PROMPT »
Below this line are records; write out exactly the lines from the one containing "Write the D3.js code for this chart." through the one containing "3000, 3500, 4000];", with the pictures left out.

Entries with chart source code »
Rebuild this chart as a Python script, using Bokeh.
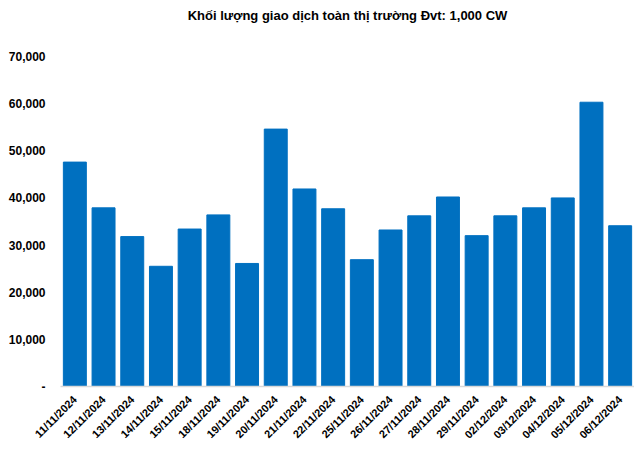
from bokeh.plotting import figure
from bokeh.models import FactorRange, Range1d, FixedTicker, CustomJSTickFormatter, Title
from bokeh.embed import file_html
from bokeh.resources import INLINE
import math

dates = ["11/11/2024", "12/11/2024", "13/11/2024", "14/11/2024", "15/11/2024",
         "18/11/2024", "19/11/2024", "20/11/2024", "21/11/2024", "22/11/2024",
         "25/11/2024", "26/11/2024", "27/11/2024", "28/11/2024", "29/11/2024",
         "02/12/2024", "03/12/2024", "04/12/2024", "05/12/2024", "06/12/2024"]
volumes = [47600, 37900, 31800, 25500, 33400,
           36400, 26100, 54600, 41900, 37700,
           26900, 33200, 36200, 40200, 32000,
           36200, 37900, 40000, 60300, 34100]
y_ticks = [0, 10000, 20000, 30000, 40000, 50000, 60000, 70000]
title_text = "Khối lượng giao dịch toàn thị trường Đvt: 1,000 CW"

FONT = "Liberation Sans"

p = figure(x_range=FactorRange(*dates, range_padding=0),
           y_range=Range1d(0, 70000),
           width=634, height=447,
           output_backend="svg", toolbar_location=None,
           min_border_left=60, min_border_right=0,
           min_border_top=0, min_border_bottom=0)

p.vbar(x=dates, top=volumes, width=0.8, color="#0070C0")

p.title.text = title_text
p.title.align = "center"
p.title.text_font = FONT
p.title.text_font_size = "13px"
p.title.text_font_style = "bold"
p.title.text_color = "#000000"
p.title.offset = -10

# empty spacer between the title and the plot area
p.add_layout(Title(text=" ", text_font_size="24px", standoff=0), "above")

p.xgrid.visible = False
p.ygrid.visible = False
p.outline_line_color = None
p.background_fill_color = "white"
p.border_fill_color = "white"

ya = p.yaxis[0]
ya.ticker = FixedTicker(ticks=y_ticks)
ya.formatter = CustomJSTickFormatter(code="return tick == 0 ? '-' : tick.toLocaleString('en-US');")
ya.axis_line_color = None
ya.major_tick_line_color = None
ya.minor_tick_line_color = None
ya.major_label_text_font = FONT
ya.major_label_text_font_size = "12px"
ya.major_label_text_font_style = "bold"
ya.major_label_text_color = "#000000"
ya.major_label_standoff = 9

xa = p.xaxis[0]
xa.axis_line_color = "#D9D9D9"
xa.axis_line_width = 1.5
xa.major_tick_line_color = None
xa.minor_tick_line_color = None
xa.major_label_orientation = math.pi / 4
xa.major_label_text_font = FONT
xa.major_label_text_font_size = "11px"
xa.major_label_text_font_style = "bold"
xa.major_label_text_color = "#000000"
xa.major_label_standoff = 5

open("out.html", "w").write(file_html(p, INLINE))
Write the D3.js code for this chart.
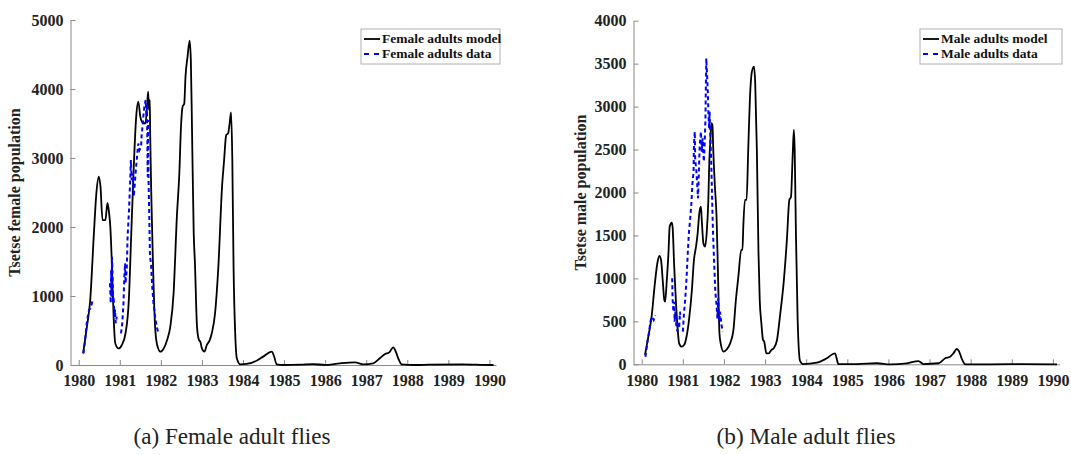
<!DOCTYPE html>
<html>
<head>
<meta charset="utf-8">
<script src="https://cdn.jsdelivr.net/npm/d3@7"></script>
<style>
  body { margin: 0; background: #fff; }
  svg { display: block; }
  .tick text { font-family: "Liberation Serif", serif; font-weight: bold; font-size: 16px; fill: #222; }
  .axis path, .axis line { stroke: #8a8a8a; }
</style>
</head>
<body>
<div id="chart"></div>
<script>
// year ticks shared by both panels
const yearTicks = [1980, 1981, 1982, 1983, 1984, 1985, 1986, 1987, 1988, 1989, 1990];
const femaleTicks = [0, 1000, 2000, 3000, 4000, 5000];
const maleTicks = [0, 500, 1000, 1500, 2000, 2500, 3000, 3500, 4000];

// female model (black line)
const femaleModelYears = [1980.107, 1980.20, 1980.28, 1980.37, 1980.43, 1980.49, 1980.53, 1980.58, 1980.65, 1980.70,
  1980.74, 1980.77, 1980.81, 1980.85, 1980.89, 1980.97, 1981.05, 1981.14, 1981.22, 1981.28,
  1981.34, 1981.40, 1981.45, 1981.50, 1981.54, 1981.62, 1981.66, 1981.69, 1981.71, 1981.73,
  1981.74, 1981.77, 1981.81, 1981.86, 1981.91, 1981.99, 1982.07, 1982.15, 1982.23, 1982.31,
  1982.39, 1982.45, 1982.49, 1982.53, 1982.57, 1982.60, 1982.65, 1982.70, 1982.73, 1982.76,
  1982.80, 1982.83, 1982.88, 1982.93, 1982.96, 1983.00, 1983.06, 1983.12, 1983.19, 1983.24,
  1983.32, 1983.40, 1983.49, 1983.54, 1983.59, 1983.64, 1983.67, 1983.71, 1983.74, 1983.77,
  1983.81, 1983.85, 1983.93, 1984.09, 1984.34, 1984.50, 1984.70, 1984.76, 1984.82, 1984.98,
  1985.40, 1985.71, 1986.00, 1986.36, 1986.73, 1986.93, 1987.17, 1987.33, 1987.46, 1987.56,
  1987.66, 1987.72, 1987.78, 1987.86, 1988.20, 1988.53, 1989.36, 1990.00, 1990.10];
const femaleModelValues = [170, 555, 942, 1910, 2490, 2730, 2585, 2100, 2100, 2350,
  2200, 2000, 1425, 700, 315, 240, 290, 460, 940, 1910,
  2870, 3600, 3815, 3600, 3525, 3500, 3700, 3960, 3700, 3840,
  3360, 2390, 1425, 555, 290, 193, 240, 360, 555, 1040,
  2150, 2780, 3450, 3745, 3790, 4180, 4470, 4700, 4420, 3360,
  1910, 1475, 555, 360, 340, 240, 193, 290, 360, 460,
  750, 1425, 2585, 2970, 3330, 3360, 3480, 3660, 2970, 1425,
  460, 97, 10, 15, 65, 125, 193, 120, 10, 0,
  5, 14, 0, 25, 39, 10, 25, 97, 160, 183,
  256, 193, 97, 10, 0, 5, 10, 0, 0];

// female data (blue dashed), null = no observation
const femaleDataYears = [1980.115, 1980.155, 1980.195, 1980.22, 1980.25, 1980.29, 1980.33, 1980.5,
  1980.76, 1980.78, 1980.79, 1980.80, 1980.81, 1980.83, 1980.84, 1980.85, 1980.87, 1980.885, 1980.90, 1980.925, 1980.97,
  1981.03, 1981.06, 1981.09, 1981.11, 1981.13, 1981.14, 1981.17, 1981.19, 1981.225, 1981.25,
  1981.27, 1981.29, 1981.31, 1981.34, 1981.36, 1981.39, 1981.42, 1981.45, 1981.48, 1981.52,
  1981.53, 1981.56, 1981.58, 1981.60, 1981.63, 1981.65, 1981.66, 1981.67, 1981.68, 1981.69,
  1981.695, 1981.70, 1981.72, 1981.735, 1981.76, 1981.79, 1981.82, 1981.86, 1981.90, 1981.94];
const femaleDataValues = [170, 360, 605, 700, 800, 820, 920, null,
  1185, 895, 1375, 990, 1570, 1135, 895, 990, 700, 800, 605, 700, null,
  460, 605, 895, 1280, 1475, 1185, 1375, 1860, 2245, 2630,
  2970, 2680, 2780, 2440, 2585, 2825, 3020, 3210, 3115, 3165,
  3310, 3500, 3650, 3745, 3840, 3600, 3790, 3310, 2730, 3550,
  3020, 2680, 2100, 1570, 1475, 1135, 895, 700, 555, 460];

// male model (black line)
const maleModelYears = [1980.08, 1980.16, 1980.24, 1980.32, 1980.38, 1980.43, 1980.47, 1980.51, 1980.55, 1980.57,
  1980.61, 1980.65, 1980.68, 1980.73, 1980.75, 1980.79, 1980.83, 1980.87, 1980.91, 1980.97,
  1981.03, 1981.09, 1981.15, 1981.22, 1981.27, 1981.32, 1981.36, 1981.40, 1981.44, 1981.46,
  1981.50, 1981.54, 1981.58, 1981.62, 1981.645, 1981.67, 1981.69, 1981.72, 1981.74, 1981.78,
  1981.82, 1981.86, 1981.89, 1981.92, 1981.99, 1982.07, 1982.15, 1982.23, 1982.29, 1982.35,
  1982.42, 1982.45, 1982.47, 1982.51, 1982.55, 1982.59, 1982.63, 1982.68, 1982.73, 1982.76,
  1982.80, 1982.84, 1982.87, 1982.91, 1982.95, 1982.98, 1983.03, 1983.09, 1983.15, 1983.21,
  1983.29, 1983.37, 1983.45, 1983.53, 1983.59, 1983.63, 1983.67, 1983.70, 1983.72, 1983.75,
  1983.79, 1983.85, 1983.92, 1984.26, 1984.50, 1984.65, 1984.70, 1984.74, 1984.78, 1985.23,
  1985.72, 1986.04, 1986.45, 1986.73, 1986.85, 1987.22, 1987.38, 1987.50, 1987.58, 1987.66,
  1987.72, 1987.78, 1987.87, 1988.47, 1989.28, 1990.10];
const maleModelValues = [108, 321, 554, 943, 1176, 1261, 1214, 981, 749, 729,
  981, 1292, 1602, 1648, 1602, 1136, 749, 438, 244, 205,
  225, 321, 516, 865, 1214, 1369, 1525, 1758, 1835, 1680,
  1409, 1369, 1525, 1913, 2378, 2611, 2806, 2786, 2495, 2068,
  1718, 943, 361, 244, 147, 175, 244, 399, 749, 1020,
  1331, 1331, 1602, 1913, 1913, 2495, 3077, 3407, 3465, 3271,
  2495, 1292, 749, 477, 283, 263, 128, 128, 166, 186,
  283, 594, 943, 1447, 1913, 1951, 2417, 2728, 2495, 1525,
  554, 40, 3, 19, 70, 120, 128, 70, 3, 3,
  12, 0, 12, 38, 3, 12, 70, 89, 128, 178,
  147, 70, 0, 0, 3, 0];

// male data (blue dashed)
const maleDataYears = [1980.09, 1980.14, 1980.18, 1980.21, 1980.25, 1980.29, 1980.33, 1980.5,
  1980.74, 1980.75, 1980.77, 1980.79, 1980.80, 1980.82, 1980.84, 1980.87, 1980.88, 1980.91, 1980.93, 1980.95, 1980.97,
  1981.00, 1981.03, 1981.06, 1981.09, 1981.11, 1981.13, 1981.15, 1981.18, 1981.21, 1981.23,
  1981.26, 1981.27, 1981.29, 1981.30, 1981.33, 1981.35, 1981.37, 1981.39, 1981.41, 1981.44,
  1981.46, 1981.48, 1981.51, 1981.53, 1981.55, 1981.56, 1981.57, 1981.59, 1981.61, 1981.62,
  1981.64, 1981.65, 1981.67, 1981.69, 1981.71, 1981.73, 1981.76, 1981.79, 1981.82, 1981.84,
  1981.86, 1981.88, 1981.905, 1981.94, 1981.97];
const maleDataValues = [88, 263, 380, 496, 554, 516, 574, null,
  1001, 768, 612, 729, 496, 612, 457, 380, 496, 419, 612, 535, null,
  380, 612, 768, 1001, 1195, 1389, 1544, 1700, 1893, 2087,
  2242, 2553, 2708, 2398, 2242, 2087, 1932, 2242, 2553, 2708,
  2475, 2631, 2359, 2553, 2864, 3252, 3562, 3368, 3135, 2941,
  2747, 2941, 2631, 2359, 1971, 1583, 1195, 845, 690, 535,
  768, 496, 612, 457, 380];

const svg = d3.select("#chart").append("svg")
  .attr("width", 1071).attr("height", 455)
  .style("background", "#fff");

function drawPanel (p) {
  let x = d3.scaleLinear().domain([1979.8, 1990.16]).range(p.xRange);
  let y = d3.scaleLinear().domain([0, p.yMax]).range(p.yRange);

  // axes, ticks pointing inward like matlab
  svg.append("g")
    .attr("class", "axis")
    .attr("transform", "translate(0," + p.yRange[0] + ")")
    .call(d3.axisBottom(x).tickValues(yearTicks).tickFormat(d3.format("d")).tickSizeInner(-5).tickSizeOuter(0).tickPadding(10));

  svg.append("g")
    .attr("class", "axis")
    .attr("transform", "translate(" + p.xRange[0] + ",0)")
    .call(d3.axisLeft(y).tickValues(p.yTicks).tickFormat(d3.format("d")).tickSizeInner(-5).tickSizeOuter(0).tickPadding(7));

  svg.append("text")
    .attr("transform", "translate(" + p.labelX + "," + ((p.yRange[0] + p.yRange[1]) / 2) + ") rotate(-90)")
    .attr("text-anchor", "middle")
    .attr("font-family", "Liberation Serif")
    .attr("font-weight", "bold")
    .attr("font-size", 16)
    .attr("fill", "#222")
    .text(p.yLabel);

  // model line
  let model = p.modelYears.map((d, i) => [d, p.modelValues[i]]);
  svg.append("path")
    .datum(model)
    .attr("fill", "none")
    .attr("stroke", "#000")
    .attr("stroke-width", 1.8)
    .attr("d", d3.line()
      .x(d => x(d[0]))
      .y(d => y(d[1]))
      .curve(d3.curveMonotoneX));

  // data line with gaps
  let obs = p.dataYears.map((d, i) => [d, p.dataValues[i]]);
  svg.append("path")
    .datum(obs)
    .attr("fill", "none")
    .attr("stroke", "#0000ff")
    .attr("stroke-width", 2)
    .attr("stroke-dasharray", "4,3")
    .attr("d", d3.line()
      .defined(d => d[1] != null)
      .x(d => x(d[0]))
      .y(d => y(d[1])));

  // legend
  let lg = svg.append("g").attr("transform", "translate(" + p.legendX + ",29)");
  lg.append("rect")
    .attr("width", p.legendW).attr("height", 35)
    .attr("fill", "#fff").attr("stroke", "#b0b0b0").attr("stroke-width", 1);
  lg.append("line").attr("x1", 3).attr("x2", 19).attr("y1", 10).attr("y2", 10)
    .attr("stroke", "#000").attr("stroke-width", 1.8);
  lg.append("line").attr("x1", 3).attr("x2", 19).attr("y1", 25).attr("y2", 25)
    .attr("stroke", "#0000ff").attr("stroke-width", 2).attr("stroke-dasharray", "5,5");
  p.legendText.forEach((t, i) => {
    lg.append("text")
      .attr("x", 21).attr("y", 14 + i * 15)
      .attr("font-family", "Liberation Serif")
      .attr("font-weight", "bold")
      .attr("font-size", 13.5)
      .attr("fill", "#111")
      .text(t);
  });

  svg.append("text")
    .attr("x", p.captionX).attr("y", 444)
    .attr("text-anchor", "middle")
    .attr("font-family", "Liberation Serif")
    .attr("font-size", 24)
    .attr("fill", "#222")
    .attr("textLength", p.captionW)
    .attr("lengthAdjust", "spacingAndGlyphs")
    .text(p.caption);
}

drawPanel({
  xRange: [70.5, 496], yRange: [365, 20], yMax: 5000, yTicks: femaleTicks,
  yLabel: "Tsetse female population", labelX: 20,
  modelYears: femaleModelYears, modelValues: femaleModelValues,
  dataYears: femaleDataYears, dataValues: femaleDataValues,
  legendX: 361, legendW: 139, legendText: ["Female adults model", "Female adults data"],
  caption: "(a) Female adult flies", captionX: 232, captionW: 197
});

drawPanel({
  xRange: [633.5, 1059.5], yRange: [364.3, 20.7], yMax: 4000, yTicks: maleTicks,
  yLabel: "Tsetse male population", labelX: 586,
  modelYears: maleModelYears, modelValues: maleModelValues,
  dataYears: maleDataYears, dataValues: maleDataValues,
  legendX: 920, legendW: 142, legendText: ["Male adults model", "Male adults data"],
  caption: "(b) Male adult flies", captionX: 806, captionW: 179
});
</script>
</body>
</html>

ANSWER FOR THIS EXERCISE »
Write the D3.js code for this chart.
<!DOCTYPE html>
<html>
<head>
<meta charset="utf-8">
<script src="https://cdn.jsdelivr.net/npm/d3@7"></script>
<style>
  body { margin: 0; background: #fff; }
  svg { display: block; }
  .tick text { font-family: "Liberation Serif", serif; font-weight: bold; font-size: 16px; fill: #222; }
  .axis path, .axis line { stroke: #8a8a8a; }
</style>
</head>
<body>
<div id="chart"></div>
<script>
// year ticks shared by both panels
const yearTicks = [1980, 1981, 1982, 1983, 1984, 1985, 1986, 1987, 1988, 1989, 1990];
const femaleTicks = [0, 1000, 2000, 3000, 4000, 5000];
const maleTicks = [0, 500, 1000, 1500, 2000, 2500, 3000, 3500, 4000];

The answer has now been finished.